GPU Inference Scheduling and Batching Strategies
Dynamic Batching for Video
GPUs process batches more efficiently than individual frames. A batch of 8 frames takes 20ms; 8 individual frames take 80ms. But batching adds latency since frames wait for the batch to fill.
Batch formation strategies: Wait for N frames (fixed batch size) or wait T milliseconds (timeout). Fixed size maximizes throughput but adds variable latency. Timeout caps latency but produces variable batch sizes.
Multi-Stream Batching
When processing multiple cameras, batch frames from different streams together. Camera A and Camera B each contribute 4 frames to an 8-frame batch. Both streams benefit from GPU efficiency without either waiting too long.

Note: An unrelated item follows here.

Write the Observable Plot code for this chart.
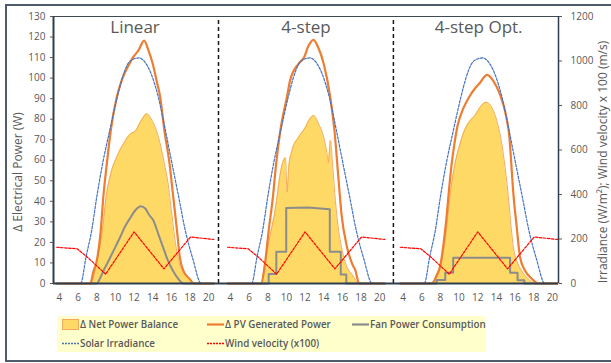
<!DOCTYPE html>
<html><head><meta charset="utf-8">
<script src="https://cdn.jsdelivr.net/npm/d3@7"></script>
<script src="https://cdn.jsdelivr.net/npm/@observablehq/plot@0.6"></script>
<style>
body{margin:0;background:#fff;font-family:"Open Sans",sans-serif;}
#wrap{position:relative;width:611px;height:363px;overflow:hidden;background:#fff;}
#frame{position:absolute;left:5px;top:4px;width:640px;height:354px;border:2px solid #4d5b6a;}
#chart{position:absolute;left:0;top:0;}
#legend{position:absolute;left:57px;top:316px;width:429px;height:36px;background:#FFFFCC;}
.item{position:absolute;display:flex;align-items:center;height:12px;font-size:9.8px;font-weight:600;color:#595959;white-space:nowrap;}
.item svg{margin-right:1px;}
</style></head><body>
<div id="wrap"><div id="frame"></div><div id="chart"></div><div id="legend"></div></div>
<script>
// ---- data (hour of day, value) ----
const panelNames = ["Linear", "4-step", "4-step Opt."];
const hourTicks = [4, 6, 8, 10, 12, 14, 16, 18, 20];
const leftTicks = [0,10,20,30,40,50,60,70,80,90,100,110,120,130];
const rightTicks = [0, 200, 400, 600, 800, 1000, 1200];

// Solar irradiance (W/m2), same for all scenarios
const irradiance = [[3.7,0],[6.27,0],[6.85,120],[7.45,238],[8.0,390],[8.62,538],[9.4,690],[10.19,837],[10.75,925],[11.33,987],[11.9,1008],[12.5,1014],[13.1,998],[13.85,940],[14.6,837],[15.35,690],[16.07,538],[16.8,385],[17.49,238],[18.3,110],[19.2,0],[20.55,0]];
// Wind velocity x100 (m/s)
const wind = [[3.7,163],[5.9,156],[7.0,118],[8.95,42],[12.0,232],[15.2,66],[18.05,209],[20.55,198]];

// Linear
const pvLinear = [[3.7,0],[7.3,0],[7.65,6],[7.95,10],[8.43,26],[8.7,42],[9.07,58],[9.5,74.5],[10.14,90.7],[10.68,99],[11.5,107],[11.9,110.2],[12.47,113.5],[13.08,118.3],[13.5,114],[14.0,107],[14.4,99],[14.8,90.7],[15.25,74.5],[15.8,58.4],[16.2,42],[16.6,25.8],[16.9,12.8],[17.3,6],[18.0,2],[18.4,0],[20.55,0]];
const netLinear = [[3.7,0],[7.4,0],[7.95,9.6],[8.6,25.8],[9.0,42],[9.5,53.5],[10.14,61.6],[10.86,68],[11.65,73],[12.1,74],[12.8,79.6],[13.36,82.6],[13.9,79.6],[14.6,71.5],[15.25,58.4],[15.6,50],[16.04,34],[16.5,17.7],[16.86,9.6],[17.3,5.5],[18.0,2],[18.4,0],[20.55,0]];
const fanLinear = [[3.7,0],[8.0,0],[8.35,2.5],[8.7,6],[9.2,10.5],[9.8,16],[10.5,22.5],[11.0,27.5],[11.6,32],[12.2,36],[12.7,37.6],[13.2,36.5],[13.6,33.5],[14.07,30.7],[14.6,24],[15.1,17.7],[15.6,11.5],[16.2,6],[16.7,2.5],[17.3,0],[20.55,0]];

// 4-step
const pvStep = [[3.7,0],[7.3,0],[7.7,9.6],[8.1,25.8],[8.55,42],[8.9,58.4],[9.35,74.5],[10.05,90.7],[10.4,98.9],[11.3,107],[11.9,110.2],[12.36,115.6],[12.9,118.6],[13.4,115],[14.0,107],[14.7,90.7],[15.15,74.5],[15.6,50],[15.9,34],[16.5,17.7],[17.05,9.6],[17.4,6.3],[17.8,0],[20.55,0]];
const netStep = [[3.7,0],[7.25,0],[7.75,11.2],[8.15,21],[8.95,40.4],[9.22,50],[9.56,58.3],[9.9,61.2],[10.07,44.5],[10.25,56.6],[10.6,64.7],[11.3,71.2],[12.04,76.1],[12.4,79.4],[12.93,81.8],[13.46,77.7],[14.0,71.2],[14.36,63.1],[14.5,59],[14.72,69.6],[14.97,56.6],[15.25,40.4],[15.6,25.8],[15.9,17.7],[16.15,12.8],[16.5,7.9],[17.0,4.7],[17.6,0.6],[17.8,0],[20.55,0]];
const fanStep = [[3.7,0],[8.1,0],[8.1,4.6],[8.92,4.6],[8.92,15.5],[9.98,15.5],[9.98,36.7],[12.3,37],[14.65,36.2],[14.65,15.4],[15.83,15.4],[15.83,4.4],[16.42,4.4],[16.42,0],[20.55,0]];

// 4-step Opt.
const pvOpt = [[3.7,0],[7.05,0],[7.6,4],[8.0,9],[8.3,18],[8.65,32],[8.95,47],[9.2,58],[9.5,68],[9.85,77],[10.43,85],[11.07,90.7],[11.68,94.8],[12.2,97.5],[13.0,101.6],[13.65,98.8],[14.36,92.3],[15.07,81],[15.43,69.6],[15.6,58.3],[15.8,45],[16.17,28],[16.54,12.8],[17.07,6.3],[17.8,2.3],[18.5,0],[20.55,0]];
const netOpt = [[3.7,0],[7.2,0],[7.7,4],[8.15,11.2],[8.5,21],[8.86,35.5],[9.2,48.5],[9.57,58.3],[10.1,68],[10.65,75.3],[11.36,80.2],[11.7,81.8],[12.25,85.8],[12.9,88.3],[13.5,85.8],[14.04,79.4],[14.58,68],[14.93,56.6],[15.29,42],[15.58,27.4],[15.82,17.7],[16.19,11.2],[16.7,6.3],[17.4,2.3],[18.15,0],[20.55,0]];
const fanOpt = [[3.7,0],[7.6,0],[7.6,1.7],[8.52,1.7],[8.52,5.2],[9.37,5.2],[9.37,12.5],[15.47,12.5],[15.47,5.2],[16.27,5.2],[16.27,1.6],[17.0,1.6],[17.0,0],[20.55,0]];

// ---- layout helpers ----
const panelOffsets = [0, 18.33, 36.84];   // where each panel's hour axis starts on the shared x scale
const separators = [21.05, 39.8];
const k = 130 / 1200;                     // secondary axis -> primary axis

const pvs = [pvLinear, pvStep, pvOpt];
const nets = [netLinear, netStep, netOpt];
const fans = [fanLinear, fanStep, fanOpt];

function rows(arr, p) { return arr.map(([h, v]) => ({panel: p, x: h + panelOffsets[p], v})); }
const pvRows = [], netRows = [], fanSmooth = [], fanSteps = [], irrRows = [], windRows = [];
for (let p = 0; p < 3; p++) {
  pvRows.push(...rows(pvs[p], p));
  netRows.push(...rows(nets[p], p));
  (p === 0 ? fanSmooth : fanSteps).push(...rows(fans[p], p));
  irrRows.push(...rows(irradiance, p));
  windRows.push(...rows(wind, p));
}
const xTicks = panelOffsets.flatMap(o => hourTicks.map(h => h + o));
function tickLabel(v) {
  const p = v < panelOffsets[1] + 2 ? 0 : v < panelOffsets[2] + 2 ? 1 : 2;
  return String(Math.round(v - panelOffsets[p]));
}
const xMin = 3.36, xMax = 57.5;
const axisColor = "#2f3e4e";

const chart = Plot.plot({
  width: 611, height: 310,
  marginLeft: 53, marginRight: 53, marginTop: 16, marginBottom: 27,
  style: {fontFamily: "Open Sans", fontSize: "10px", color: "#595959", background: "transparent", overflow: "visible"},
  x: {domain: [xMin, xMax], axis: null},
  y: {domain: [0, 130], axis: null},
  marks: [
    Plot.areaY(netRows, {x: "x", y: "v", z: "panel", fill: "#FFD966", curve: "monotone-x"}),
    Plot.lineY(netRows, {x: "x", y: "v", z: "panel", stroke: "#F4A95E", strokeWidth: 1, curve: "monotone-x"}),
    Plot.lineY(fanSmooth, {x: "x", y: "v", z: "panel", stroke: "#8C8C8C", strokeWidth: 2, curve: "monotone-x"}),
    Plot.lineY(fanSteps, {x: "x", y: "v", z: "panel", stroke: "#8C8C8C", strokeWidth: 2, curve: "linear"}),
    Plot.lineY(pvRows, {x: "x", y: "v", z: "panel", stroke: "#ED7D31", strokeWidth: 2.2, curve: "monotone-x"}),
    Plot.lineY(irrRows, {x: "x", y: d => d.v * k, z: "panel", stroke: "#4472C4", strokeWidth: 1.2, strokeDasharray: "2.5,1.5", curve: "monotone-x"}),
    Plot.lineY(windRows, {x: "x", y: d => d.v * k, z: "panel", stroke: "#FF0000", strokeWidth: 1.2, strokeDasharray: "2.5,1.5", curve: "linear"}),
    Plot.ruleX(separators, {y1: 0, y2: 130, stroke: "#1a1a1a", strokeWidth: 1.5, strokeDasharray: "4,3"}),
    Plot.ruleY([130], {stroke: "#404a55", strokeWidth: 1}),
    Plot.ruleY([0], {stroke: axisColor, strokeWidth: 2}),
    Plot.ruleX([xMin], {stroke: axisColor, strokeWidth: 2}),
    Plot.ruleX([xMax], {stroke: axisColor, strokeWidth: 1.5}),
    Plot.axisY(leftTicks, {anchor: "left", tickSize: 3, tickPadding: 5, label: null}),
    Plot.axisY(rightTicks.map(v => v * k), {anchor: "right", tickSize: 3, tickPadding: 9, tickFormat: v => String(Math.round(v / k)), textAnchor: "start", label: null}),
    Plot.axisX(xTicks, {tickSize: 0, tickPadding: 10, tickFormat: tickLabel, label: null}),
    Plot.text(panelNames, {x: (d, i) => panelOffsets[i] + 12.1, y: 124.6, fontSize: 17, fill: "#595959"}),
    Plot.text(["Δ Electrical Power (W)"], {frameAnchor: "left", textAnchor: "middle", dx: -35, dy: 22, rotate: -90, fontSize: 12, fill: "#595959"}),
    Plot.text(["Irradiance (W/m²); Wind velocity x 100 (m/s)"], {frameAnchor: "right", textAnchor: "middle", dx: 45, dy: 12, rotate: -90, fontSize: 12, fill: "#595959"})
  ]
});
document.getElementById("chart").appendChild(chart);

// ---- legend ----
const legendItems = [
  {label: "Δ Net Power Balance", kind: "area", color: "#FFD966", left: 5, top: 2},
  {label: "Δ PV Generated Power", kind: "line", color: "#ED7D31", left: 150, top: 2},
  {label: "Fan Power Consumption", kind: "line", color: "#8C8C8C", left: 295, top: 2},
  {label: "Solar Irradiance", kind: "dash", color: "#4472C4", left: 5, top: 21},
  {label: "Wind velocity (x100)", kind: "dash", color: "#FF0000", left: 150, top: 21}
];
const legend = document.getElementById("legend");
for (const it of legendItems) {
  const div = document.createElement("div");
  div.className = "item";
  div.style.left = it.left + "px";
  div.style.top = it.top + "px";
  let sw;
  if (it.kind === "area") sw = `<svg width="17" height="11"><rect x="0.5" y="0.5" width="16" height="10" fill="${it.color}" stroke="#F4A95E"/></svg>`;
  else if (it.kind === "line") sw = `<svg width="17" height="11"><line x1="0" x2="17" y1="5.5" y2="5.5" stroke="${it.color}" stroke-width="2.2"/></svg>`;
  else sw = `<svg width="17" height="11"><line x1="0" x2="17" y1="5.5" y2="5.5" stroke="${it.color}" stroke-width="1.3" stroke-dasharray="2,1"/></svg>`;
  div.innerHTML = sw + `<span>${it.label}</span>`;
  legend.appendChild(div);
}
</script>
</body></html>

Stream prioritization: Some cameras matter more than others. Entrance cameras get priority over parking lot cameras. Priority affects batch ordering and timeout handling.
GPU Memory Management
Pre-allocation: Allocate GPU memory at startup. Avoid runtime allocation that causes fragmentation and unpredictable latency.
Double buffering: While GPU processes batch N, CPU prepares batch N+1. Hides preprocessing latency by overlapping CPU and GPU work.
Throughput vs Latency Tuning
Maximum throughput: Large batches (16-32 frames), long timeouts (50-100ms). Use for offline analysis or low-priority streams.
Minimum latency: Small batches (4-8 frames), short timeouts (10-20ms). Use for real-time alerts or safety-critical applications.